EXERCISE INSTRUCTIONS
Repeat each line of the material below exactly as it appears, minus any pictures.

COLLECTED MATERIAL
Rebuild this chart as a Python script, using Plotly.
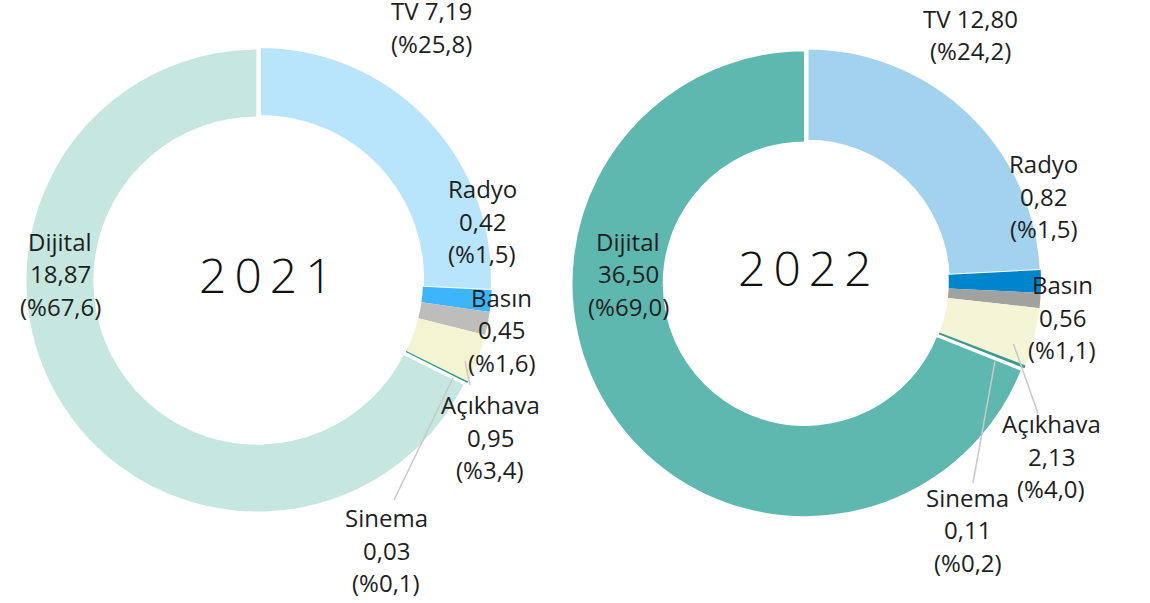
import plotly.graph_objects as go

# ---------------- data ----------------
categories = ["TV", "Radyo", "Basın", "Açıkhava", "Sinema", "Dijital"]
values_2021 = [7.19, 0.42, 0.45, 0.95, 0.03, 18.87]
values_2022 = [12.80, 0.82, 0.56, 2.13, 0.11, 36.50]
years = ["2021", "2022"]

colors_2021 = ["#b9e5fc", "#3db5fc", "#bdbdbb", "#f4f4d3", "#2f9c90", "#c5e7e0"]
colors_2022 = ["#a3d2ef", "#0084cc", "#a1a19f", "#f4f4d6", "#3d9990", "#5eb8b0"]

# ---------------- layout helpers ----------------
W, H = 1150, 603
FONT = "Open Sans"
TXT = "#1e1e1e"
LINE_PITCH = 32.5


def px(x):
    return x / W


def py(y):
    return 1 - y / H


def num(v, d):
    return f"{v:.{d}f}".replace(".", ",")


def label_lines(cat, v, total):
    pct = "(%" + num(v / total * 100, 1) + ")"
    if cat == "TV":
        return [f"TV {num(v, 2)}", pct]
    return [cat, num(v, 2), pct]


# pie geometry (pixel centre, outer radius, hole, pull on Dijital)
pies = [
    dict(year=years[0], values=values_2021, colors=colors_2021,
         cx=260, cy=279, r=232, hole=0.703, year_pos=(269.5, 274.5),
         labels={"TV": (431, 11.5), "Radyo": (482, 189.5), "Basın": (501.5, 298),
                 "Açıkhava": (490, 405.5), "Sinema": (386, 518.5), "Dijital": (60, 242)},
         leaders=[((465, 361), (470, 385)), ((453, 378), (394, 500))]),
    dict(year=years[1], values=values_2022, colors=colors_2022,
         cx=807.5, cy=282, r=233.5, hole=0.605, year_pos=(808.5, 267),
         labels={"TV": (970, 19), "Radyo": (1043.5, 164.5), "Basın": (1062, 285.5),
                 "Açıkhava": (1051, 424.5), "Sinema": (967.5, 498), "Dijital": (628, 242)},
         leaders=[((1013.5, 344), (1038, 413.5)), ((995, 361), (973, 483))]),
]

PULL = 0.013

fig = go.Figure()
annotations = []
shapes = []

for p in pies:
    half = p["r"] * (1 + PULL)
    pulls = [PULL if c == "Dijital" else 0 for c in categories]
    widths = [2 if c in ("TV", "Dijital") else 0 for c in categories]
    fig.add_trace(go.Pie(
        labels=categories,
        values=p["values"],
        hole=p["hole"],
        sort=False,
        direction="clockwise",
        rotation=0,
        pull=pulls,
        marker=dict(colors=p["colors"], line=dict(color="white", width=widths)),
        textinfo="none",
        hoverinfo="label+value+percent",
        showlegend=False,
        domain=dict(x=[px(p["cx"] - half), px(p["cx"] + half)],
                    y=[py(p["cy"] + half), py(p["cy"] - half)]),
    ))

    total = sum(p["values"])
    for cat, v in zip(categories, p["values"]):
        lx, ly = p["labels"][cat]
        for i, line in enumerate(label_lines(cat, v, total)):
            annotations.append(dict(
                x=px(lx), y=py(ly + i * LINE_PITCH - 0.7), xref="paper", yref="paper",
                text=line, showarrow=False, xanchor="center", yanchor="middle",
                font=dict(family=FONT, size=24, color=TXT),
            ))

    yx, yy = p["year_pos"]
    annotations.append(dict(
        x=px(yx), y=py(yy), xref="paper", yref="paper",
        text=f'<span style="letter-spacing:8px">{p["year"]}</span>',
        showarrow=False, xanchor="center", yanchor="middle",
        font=dict(family=FONT, size=48, color="#111111", weight=300),
    ))

    for (x0, y0), (x1, y1) in p["leaders"]:
        shapes.append(dict(type="line", xref="paper", yref="paper",
                           x0=px(x0), y0=py(y0), x1=px(x1), y1=py(y1),
                           line=dict(color="#c8c8c8", width=1.5), layer="above"))

fig.update_layout(
    width=W, height=H,
    margin=dict(l=0, r=0, t=0, b=0),
    paper_bgcolor="white", plot_bgcolor="white",
    annotations=annotations, shapes=shapes,
    showlegend=False,
)

fig.write_html(
    "out.html",
    config={"displayModeBar": False},
    post_script="document.body.style.margin='0';document.body.style.overflow='hidden';",
)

ANSWER TO THIS EXERCISE
Rebuild this chart as a Python script, using Plotly.
import plotly.graph_objects as go

# ---------------- data ----------------
categories = ["TV", "Radyo", "Basın", "Açıkhava", "Sinema", "Dijital"]
values_2021 = [7.19, 0.42, 0.45, 0.95, 0.03, 18.87]
values_2022 = [12.80, 0.82, 0.56, 2.13, 0.11, 36.50]
years = ["2021", "2022"]

colors_2021 = ["#b9e5fc", "#3db5fc", "#bdbdbb", "#f4f4d3", "#2f9c90", "#c5e7e0"]
colors_2022 = ["#a3d2ef", "#0084cc", "#a1a19f", "#f4f4d6", "#3d9990", "#5eb8b0"]

# ---------------- layout helpers ----------------
W, H = 1150, 603
FONT = "Open Sans"
TXT = "#1e1e1e"
LINE_PITCH = 32.5


def px(x):
    return x / W


def py(y):
    return 1 - y / H


def num(v, d):
    return f"{v:.{d}f}".replace(".", ",")


def label_lines(cat, v, total):
    pct = "(%" + num(v / total * 100, 1) + ")"
    if cat == "TV":
        return [f"TV {num(v, 2)}", pct]
    return [cat, num(v, 2), pct]


# pie geometry (pixel centre, outer radius, hole, pull on Dijital)
pies = [
    dict(year=years[0], values=values_2021, colors=colors_2021,
         cx=260, cy=279, r=232, hole=0.703, year_pos=(269.5, 274.5),
         labels={"TV": (431, 11.5), "Radyo": (482, 189.5), "Basın": (501.5, 298),
                 "Açıkhava": (490, 405.5), "Sinema": (386, 518.5), "Dijital": (60, 242)},
         leaders=[((465, 361), (470, 385)), ((453, 378), (394, 500))]),
    dict(year=years[1], values=values_2022, colors=colors_2022,
         cx=807.5, cy=282, r=233.5, hole=0.605, year_pos=(808.5, 267),
         labels={"TV": (970, 19), "Radyo": (1043.5, 164.5), "Basın": (1062, 285.5),
                 "Açıkhava": (1051, 424.5), "Sinema": (967.5, 498), "Dijital": (628, 242)},
         leaders=[((1013.5, 344), (1038, 413.5)), ((995, 361), (973, 483))]),
]

PULL = 0.013

fig = go.Figure()
annotations = []
shapes = []

for p in pies:
    half = p["r"] * (1 + PULL)
    pulls = [PULL if c == "Dijital" else 0 for c in categories]
    widths = [2 if c in ("TV", "Dijital") else 0 for c in categories]
    fig.add_trace(go.Pie(
        labels=categories,
        values=p["values"],
        hole=p["hole"],
        sort=False,
        direction="clockwise",
        rotation=0,
        pull=pulls,
        marker=dict(colors=p["colors"], line=dict(color="white", width=widths)),
        textinfo="none",
        hoverinfo="label+value+percent",
        showlegend=False,
        domain=dict(x=[px(p["cx"] - half), px(p["cx"] + half)],
                    y=[py(p["cy"] + half), py(p["cy"] - half)]),
    ))

    total = sum(p["values"])
    for cat, v in zip(categories, p["values"]):
        lx, ly = p["labels"][cat]
        for i, line in enumerate(label_lines(cat, v, total)):
            annotations.append(dict(
                x=px(lx), y=py(ly + i * LINE_PITCH - 0.7), xref="paper", yref="paper",
                text=line, showarrow=False, xanchor="center", yanchor="middle",
                font=dict(family=FONT, size=24, color=TXT),
            ))

    yx, yy = p["year_pos"]
    annotations.append(dict(
        x=px(yx), y=py(yy), xref="paper", yref="paper",
        text=f'<span style="letter-spacing:8px">{p["year"]}</span>',
        showarrow=False, xanchor="center", yanchor="middle",
        font=dict(family=FONT, size=48, color="#111111", weight=300),
    ))

    for (x0, y0), (x1, y1) in p["leaders"]:
        shapes.append(dict(type="line", xref="paper", yref="paper",
                           x0=px(x0), y0=py(y0), x1=px(x1), y1=py(y1),
                           line=dict(color="#c8c8c8", width=1.5), layer="above"))

fig.update_layout(
    width=W, height=H,
    margin=dict(l=0, r=0, t=0, b=0),
    paper_bgcolor="white", plot_bgcolor="white",
    annotations=annotations, shapes=shapes,
    showlegend=False,
)

fig.write_html(
    "out.html",
    config={"displayModeBar": False},
    post_script="document.body.style.margin='0';document.body.style.overflow='hidden';",
)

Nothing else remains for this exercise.